Even President Barack Obama admits that 35 years ago, he could have been Trayvon Martin.
“I think it’s important to recognize that the African-American community is looking at this issue through a set of experiences and a history that — that doesn’t go away,” he said during an impromptu briefing at the White House on Friday. “There are very few African-American men in this country who haven’t had the experience of being followed when they were shopping in a department store. That includes me.”
That’s the thing. Even the president knows what it’s like to be profiled. Whether you are a Barack Obama or an Oscar Grant, there are people who view you as a societal hazard.
And let me say, Oscar Grant wasn’t on the road to political greatness. As the film’s star, Michael B. Jordan, shows so well, Oscar Grant had a temper. He served jail time for dealing drugs. He made a lot of mistakes, like so many of us do. But he was not evil. He was a loving father, a boyfriend and a son. He was trying to change his life.

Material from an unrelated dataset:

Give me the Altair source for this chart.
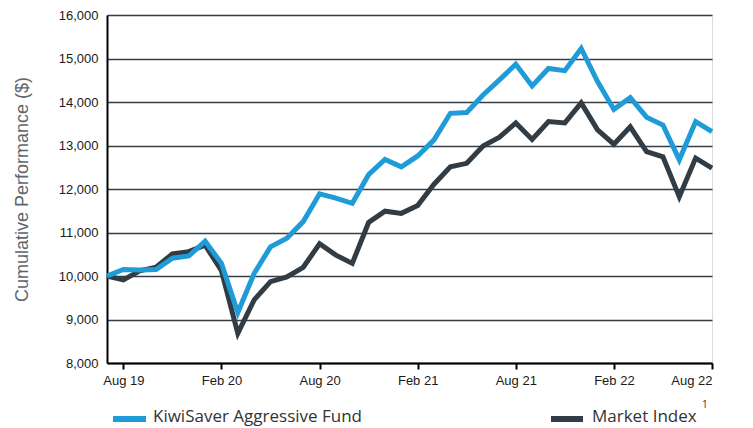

And that’s why you should push aside any reluctance about seeing “Fruitvale Station,” which opens in a few Kansas City theaters next Friday. It’s that movie you must see this year. It’s a movie that helps break down the stereotypes. It’s a movie that helps us understand that not everything is cut-and-dried. You can wear a hoodie, make a mistake and still have the right to live.
This past week, I’ve heard people attempt to justify the death of Trayvon Martin.
“If you didn’t dress like a thug, you wouldn’t have to worry,” someone said.
“Trayvon was suspended from school. He wasn’t innocent,” said another.
They hurl Justice Departmentstats
(93 percent of black victims were killed by blacks), without mentioning that 84 percent of white victims were killed by whites. How does any of that information make what’s happening in our country, especially with young black men, any less important? As if those lives don’t matter. We need to care about the black victims, the white victims — all victims.
In his speech, Obama asked a simple question in regard to African-American boys: “Is there more that we can do to give them the sense that their country cares about them and values them and is willing to invest in them?”
Yes. And it starts by seeing them as human.